Why revisit it now? When recently looking through my files
(otherwise known as boxes), I discovered that my most up-to-date existing digital copy was
in Word97 on a floppy. My oldest computer still reads floppies – but it
couldn’t read this one. The disc had degraded. So, I’m retyping the whole of it
into Word2013. In the process, I’m encountering my younger self, which is not
an altogether comfortable experience; the two of us don’t share quite the same
values, perspectives, or sense of humor.
Apocalyptic and post-apocalyptic fiction comprise a
surprisingly large and popular genre of its own. In fact, I plan to catch the
next showing tonight of the movie This Is the End, a comedy about the end of the world, at a nearby theater. What are fictional
apocalypses but metaphors for the certainty of personal mortality? Death is not
a subject we generally like to discuss in a purely factual nuts-and-bolts way.
We prefer it stylized as nostalgia, adventure, or comedy. Arguably, facing the end playfully in this manner is a
brave way to do it. It’s certainly a human way.

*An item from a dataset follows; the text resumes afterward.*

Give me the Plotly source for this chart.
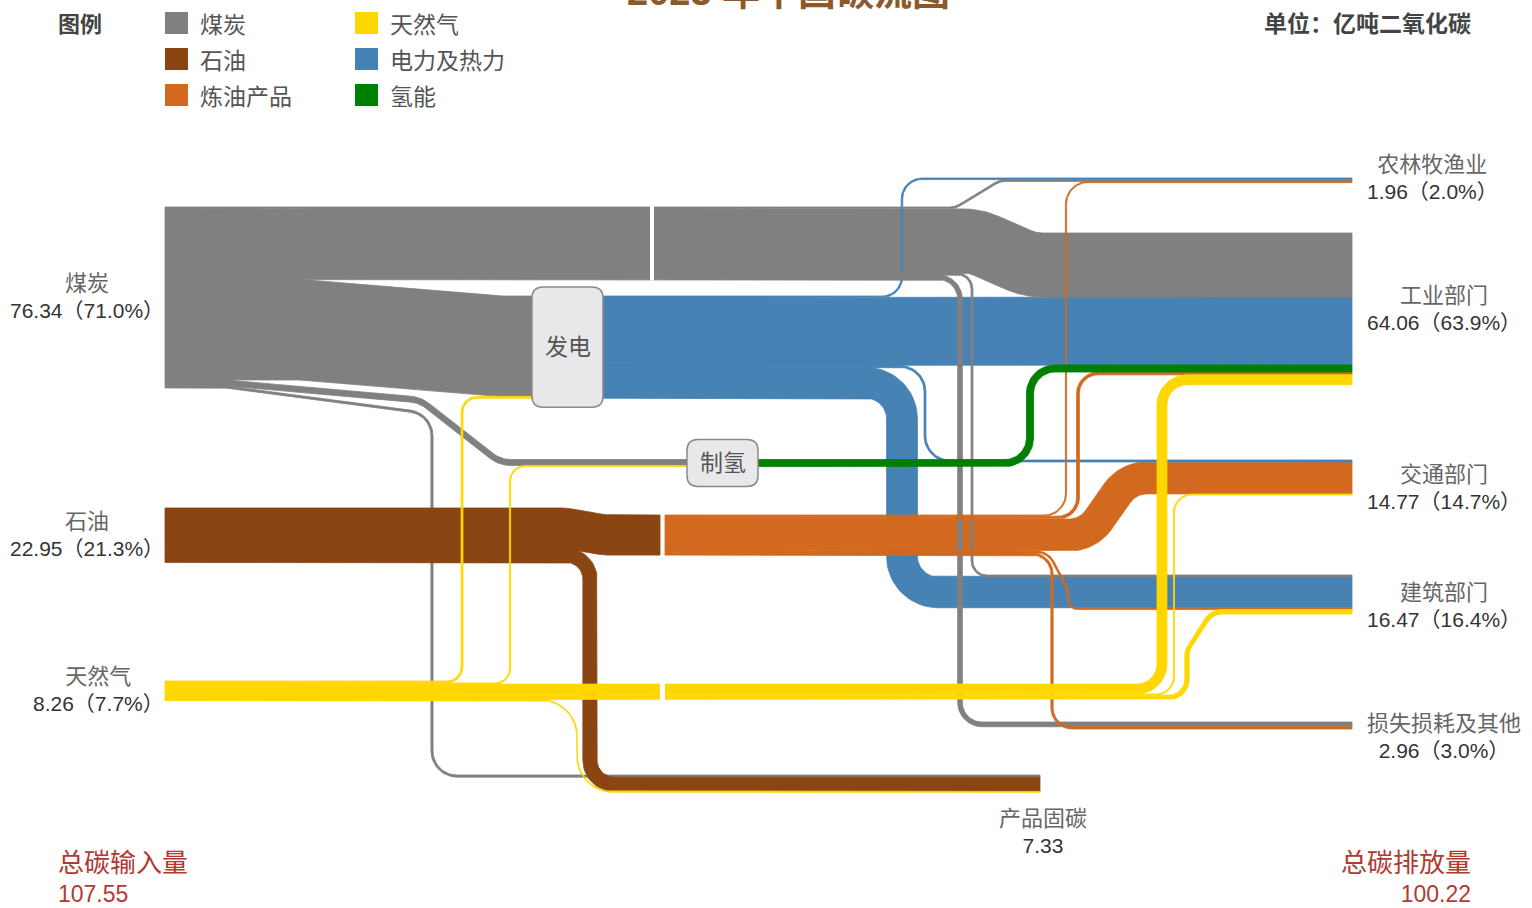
import numpy as np
import plotly.graph_objects as go

# 2023 年中国碳流图 (单位：亿吨二氧化碳)
source_names = ["煤炭", "石油", "天然气"]
source_values = [76.34, 22.95, 8.26]
sector_names = ["农林牧渔业", "工业部门", "交通部门", "建筑部门", "损失损耗及其他"]
sector_values = [1.96, 64.06, 14.77, 16.47, 2.96]
fixed_name = "产品固碳"
fixed_value = 7.33
total_input = 107.55
total_emission = 100.22

# links, values
link_source = (["煤炭"] * 7 + ["石油"] * 2 + ["天然气"] * 6 + ["发电"] * 4
               + ["制氢"] + ["炼油"] * 5)
link_target = ["农林牧渔业", "工业部门", "建筑部门", "损失损耗及其他", "发电", "制氢", "产品固碳",
               "炼油", "产品固碳",
               "发电", "制氢", "工业部门", "交通部门", "建筑部门", "产品固碳",
               "农林牧渔业", "工业部门", "交通部门", "建筑部门",
               "工业部门",
               "农林牧渔业", "工业部门", "交通部门", "建筑部门", "损失损耗及其他"]
link_value = [0.80, 27.00, 0.80, 2.00, 42.34, 2.50, 0.90,
              16.92, 6.03,
              0.80, 0.50, 4.20, 0.47, 1.89, 0.40,
              0.66, 28.66, 0.80, 13.02,
              3.00,
              0.50, 1.20, 13.50, 0.76, 0.96]

legend_names = ["煤炭", "石油", "炼油产品", "天然气", "电力及热力", "氢能"]

# ---------------- styling / layout ----------------
W, H = 1532, 908
K = 2.37  # px per 亿吨
FONT = "Liberation Sans, Noto Sans CJK SC, sans-serif"
CJK = "Noto Sans CJK SC, sans-serif"

carrier_color = {"煤炭": "#808080", "石油": "#8B4513", "炼油": "#D2691E",
                 "天然气": "#FFD700", "发电": "#4682B4", "制氢": "#008000"}
legend_colors = ["#808080", "#8B4513", "#D2691E", "#FFD700", "#4682B4", "#008000"]

geo = {
    "煤炭": dict(x_out=165, top=207),
    "石油": dict(x_out=165, top=508),
    "天然气": dict(x_out=165, top=681),
    "发电": dict(x_in=532, x_out=603, top=296),
    "制氢": dict(x_in=687, x_out=758, top=459.5),
    "炼油": dict(x_in=660, x_out=665, top=515),
    "产品固碳": dict(x_in=1040, top=775),
    "农林牧渔业": dict(x_in=1352, top=178),
    "工业部门": dict(x_in=1352, top=233),
    "交通部门": dict(x_in=1352, top=460),
    "建筑部门": dict(x_in=1352, top=575),
    "损失损耗及其他": dict(x_in=1352, top=722),
}

out_order = {
    "煤炭": ["农林牧渔业", "工业部门", "建筑部门", "损失损耗及其他", "发电", "制氢", "产品固碳"],
    "石油": ["炼油", "产品固碳"],
    "天然气": ["发电", "制氢", "工业部门", "交通部门", "建筑部门", "产品固碳"],
    "发电": ["农林牧渔业", "工业部门", "交通部门", "建筑部门"],
    "制氢": ["工业部门"],
    "炼油": ["农林牧渔业", "工业部门", "交通部门", "建筑部门", "损失损耗及其他"],
}
in_order = {
    "发电": ["煤炭", "天然气"],
    "制氢": ["煤炭", "天然气"],
    "炼油": ["石油"],
    "产品固碳": ["煤炭", "石油", "天然气"],
    "农林牧渔业": ["发电", "煤炭", "炼油"],
    "工业部门": ["煤炭", "发电", "制氢", "炼油", "天然气"],
    "交通部门": ["发电", "炼油", "天然气"],
    "建筑部门": ["煤炭", "发电", "炼油", "天然气"],
    "损失损耗及其他": ["煤炭", "炼油"],
}

# waypoints of the band centre lines ("sy"/"ty" = source/target centre), corner radius
routes = {
    ("煤炭", "农林牧渔业"): ([(955, "sy"), (1000, "ty")], 20),
    ("煤炭", "工业部门"): ([(975, "sy"), (1030, "ty")], 60),
    ("煤炭", "建筑部门"): ([(972, "sy"), (972, "ty")], 15),
    ("煤炭", "损失损耗及其他"): ([(960, "sy"), (960, "ty")], 22),
    ("煤炭", "发电"): ([(300, "sy"), (500, "ty")], 90),
    ("煤炭", "制氢"): ([(225, "sy"), (420, 400), (500, "ty")], 30),
    ("煤炭", "产品固碳"): ([(225, "sy"), (432, 414), (432, "ty")], 25),
    ("石油", "炼油"): ([(565, "sy"), (605, "ty")], 40),
    ("石油", "产品固碳"): ([(590, "sy"), (590, "ty")], 24),
    ("天然气", "发电"): ([(462, "sy"), (462, "ty")], 15),
    ("天然气", "制氢"): ([(510, "sy"), (510, "ty")], 15),
    ("天然气", "工业部门"): ([(1162, "sy"), (1162, "ty")], 25),
    ("天然气", "交通部门"): ([(1174, "sy"), (1174, "ty")], 18),
    ("天然气", "建筑部门"): ([(1187, "sy"), (1187, 650), (1212, "ty")], 18),
    ("天然气", "产品固碳"): ([(577, "sy"), (577, "ty")], 36),
    ("发电", "农林牧渔业"): ([(902, "sy"), (902, "ty")], 20),
    ("发电", "工业部门"): ([], 0),
    ("发电", "交通部门"): ([(925, "sy"), (925, "ty")], 25),
    ("发电", "建筑部门"): ([(902, "sy"), (902, "ty")], 36),
    ("制氢", "工业部门"): ([(1030, "sy"), (1030, "ty")], 25),
    ("炼油", "农林牧渔业"): ([(1066, "sy"), (1066, "ty")], 22),
    ("炼油", "工业部门"): ([(1078, "sy"), (1078, "ty")], 20),
    ("炼油", "交通部门"): ([(1088, "sy"), (1128, "ty")], 36),
    ("炼油", "建筑部门"): ([(1048, "sy"), (1068, 590), (1068, "ty")], 18),
    ("炼油", "损失损耗及其他"): ([(1052, "sy"), (1052, "ty")], 20),
}

idx = {(s, t): i for i, (s, t) in enumerate(zip(link_source, link_target))}

# stack the bands at every node
sy, ty = {}, {}
for node, order in out_order.items():
    y = geo[node]["top"]
    for t in order:
        i = idx[(node, t)]
        w = link_value[i] * K
        sy[i] = y + w / 2
        y += w
for node, order in in_order.items():
    y = geo[node]["top"]
    for s in order:
        i = idx[(s, node)]
        w = link_value[i] * K
        ty[i] = y + w / 2
        y += w


def centerline(pts, R):
    P = [np.array(pts[0], float)]
    for p in pts[1:]:
        p = np.array(p, float)
        if np.hypot(*(p - P[-1])) > 1e-6:
            P.append(p)
    n = len(P)
    segs = []
    for a, b in zip(P[:-1], P[1:]):
        d = b - a
        L = np.hypot(*d)
        segs.append((d / L, L))
    out = [(P[0], segs[0][0])]
    for i in range(1, n - 1):
        d1, L1 = segs[i - 1]
        d2, L2 = segs[i]
        phi = np.arccos(np.clip(d1 @ d2, -1, 1))
        if phi < 1e-6:
            out.append((P[i], d1))
            continue
        lim1 = L1 if i - 1 == 0 else L1 / 2
        lim2 = L2 if i + 1 == n - 1 else L2 / 2
        r = min(R, min(lim1, lim2) / np.tan(phi / 2))
        t = r * np.tan(phi / 2)
        sgn = np.sign(d1[0] * d2[1] - d1[1] * d2[0])
        n1 = sgn * np.array([-d1[1], d1[0]])
        p1 = P[i] - d1 * t
        O = p1 + n1 * r
        a1 = np.arctan2((p1 - O)[1], (p1 - O)[0])
        for s in np.linspace(0, 1, 19):
            a = a1 + sgn * phi * s
            q = O + r * np.array([np.cos(a), np.sin(a)])
            out.append((q, sgn * np.array([-np.sin(a), np.cos(a)])))
    out.append((P[-1], segs[-1][0]))
    return out


def band_polygon(i):
    s, t = link_source[i], link_target[i]
    wps, R = routes[(s, t)]
    pts = [(geo[s]["x_out"], sy[i])]
    for wx, wy in wps:
        pts.append((wx, sy[i] if wy == "sy" else ty[i] if wy == "ty" else wy))
    pts.append((geo[t]["x_in"], ty[i]))
    w = link_value[i] * K / 2
    left, right = [], []
    for q, tg in centerline(pts, R):
        nrm = np.array([-tg[1], tg[0]])
        left.append(q + nrm * w)
        right.append(q - nrm * w)
    poly = left + right[::-1] + [left[0]]
    return [p[0] for p in poly], [p[1] for p in poly]


fig = go.Figure()

# drawing order: wide bands, thin lines, oil, natural gas
wide = [i for i in range(len(link_value)) if link_value[i] * K > 8
        and link_source[i] not in ("石油", "天然气")]
thin = [i for i in range(len(link_value)) if link_value[i] * K <= 8
        and link_source[i] not in ("石油", "天然气")]
grp = ["发电", "煤炭", "炼油", "制氢"]
wide.sort(key=lambda i: grp.index(link_source[i]))
thin.sort(key=lambda i: grp.index(link_source[i]))
oil = [i for i in range(len(link_value)) if link_source[i] == "石油"]
gas = [i for i in range(len(link_value)) if link_source[i] == "天然气"]

for i in wide + thin + oil + gas:
    c = carrier_color[link_source[i]]
    x, y = band_polygon(i)
    fig.add_trace(go.Scatter(x=x, y=y, mode="lines", fill="toself", fillcolor=c,
                             line=dict(color=c, width=0.8), hoverinfo="skip"))

shapes = []

# white separators where the direct-use bands pass a node
for src, x0, x1, targets in [("煤炭", 650, 654, ["农林牧渔业", "工业部门", "建筑部门", "损失损耗及其他"]),
                             ("天然气", 660, 665, ["工业部门", "交通部门", "建筑部门"])]:
    ys = [sy[idx[(src, t)]] for t in targets]
    ws = [link_value[idx[(src, t)]] * K / 2 for t in targets]
    shapes.append(dict(type="rect", xref="x", yref="y", x0=x0, x1=x1,
                       y0=min(a - b for a, b in zip(ys, ws)) - 1,
                       y1=max(a + b for a, b in zip(ys, ws)) + 1,
                       fillcolor="white", line=dict(width=0), layer="above"))


def rrect(x0, y0, x1, y1, r):
    return (f"M{x0 + r},{y0} L{x1 - r},{y0} Q{x1},{y0} {x1},{y0 + r} L{x1},{y1 - r} "
            f"Q{x1},{y1} {x1 - r},{y1} L{x0 + r},{y1} Q{x0},{y1} {x0},{y1 - r} "
            f"L{x0},{y0 + r} Q{x0},{y0} {x0 + r},{y0} Z")


# process boxes
for node in ["发电", "制氢"]:
    g = geo[node]
    h = sum(link_value[idx[(s, node)]] for s in in_order[node]) * K
    cy = g["top"] + h / 2
    half = max(h / 2 + 9, 23.5)
    shapes.append(dict(type="path", xref="x", yref="y",
                       path=rrect(g["x_in"], cy - half, g["x_out"], cy + half, 11),
                       fillcolor="#e8e8ea", line=dict(color="#8a8a8a", width=1.5), layer="above"))
    fig.add_annotation(x=(g["x_in"] + g["x_out"]) / 2, y=cy - 2, text=node, showarrow=False,
                       font=dict(family=CJK, size=23, color="#555555"))

# legend
for k, (name, col) in enumerate(zip(legend_names, legend_colors)):
    cx = 165 if k < 3 else 355
    cy = [23, 59, 95][k % 3]
    shapes.append(dict(type="rect", xref="x", yref="y", x0=cx, x1=cx + 23, y0=cy - 11, y1=cy + 11,
                       fillcolor=col, line=dict(width=0)))
    fig.add_annotation(x=cx + 33, y=cy, text=name, showarrow=False, xanchor="left",
                       font=dict(family=CJK, size=23, color="#555555"))
fig.add_annotation(x=56, y=22, text="<b>图例</b>", showarrow=False, xanchor="left",
                   font=dict(family=CJK, size=22, color="#444444"))
fig.add_annotation(x=1473, y=22, text="<b>单位：亿吨二氧化碳</b>", showarrow=False, xanchor="right",
                   font=dict(family=CJK, size=23, color="#444444"))

# title (cut by the top edge as in the original)
fig.add_annotation(x=788, y=1 + 7.5 / H, xref="x", yref="paper", text="<b>2023 年中国碳流图</b>",
                   showarrow=False, yanchor="middle",
                   font=dict(family=FONT, size=38, color="#8C5A28"))


def two_line(name, val, pct=None):
    num = f"{val:.2f}" + (f"（{pct:.1f}%）" if pct is not None else "")
    return f"<span style='color:#666666;font-size:22px'>{name}</span><br>{num}"


# source labels
for name, val in zip(source_names, source_values):
    g = geo[name]
    cy = g["top"] + val * K / 2
    fig.add_annotation(x=166, y=cy - 1, text=two_line(name, val, val / total_input * 100),
                       showarrow=False, xanchor="right", align="center",
                       font=dict(family=FONT, size=21, color="#333333"))

# sector labels
sector_label_y = [177, 308, 487, 605, 736]
for name, val, ly in zip(sector_names, sector_values, sector_label_y):
    fig.add_annotation(x=1365, y=ly, text=two_line(name, val, val / total_emission * 100),
                       showarrow=False, xanchor="left", align="center",
                       font=dict(family=FONT, size=21, color="#333333"))

fig.add_annotation(x=1043, y=831, text=two_line(fixed_name, fixed_value), showarrow=False,
                   align="center", font=dict(family=FONT, size=21, color="#333333"))

# totals
fig.add_annotation(x=56, y=877, text=f"<span style='font-size:26px'>总碳输入量</span><br>{total_input:.2f}",
                   showarrow=False, xanchor="left", align="left",
                   font=dict(family=FONT, size=23, color="#B03A32"))
fig.add_annotation(x=1473, y=877, text=f"<span style='font-size:26px'>总碳排放量</span><br>{total_emission:.2f}",
                   showarrow=False, xanchor="right", align="right",
                   font=dict(family=FONT, size=23, color="#B03A32"))

fig.update_layout(
    width=W, height=H, autosize=False,
    margin=dict(l=0, r=0, t=0, b=0, pad=0),
    paper_bgcolor="white", plot_bgcolor="white",
    showlegend=False, shapes=shapes,
    xaxis=dict(range=[0, W], visible=False, fixedrange=True),
    yaxis=dict(range=[H, 0], visible=False, fixedrange=True),
)

fig.write_html("out.html", config={"displayModeBar": False},
               post_script="document.body.style.margin='0';document.body.style.overflow='hidden';")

I’m an advocate of non-fiction, too, of course. It is part
of a balanced literary diet, but I don’t have much by my own pen to offer my
single-food-group friend. (A few entries on my “short story” site are undisguisedly
autobiographical, but only a few.) I’d have to dig out my old academic papers
for anything lengthy. How about The
Impact of a Vulnerable Grain Supply on the Imperialism of Fifth Century Athens? (Yes, that’s really the title of one.) There’s page-turner for him.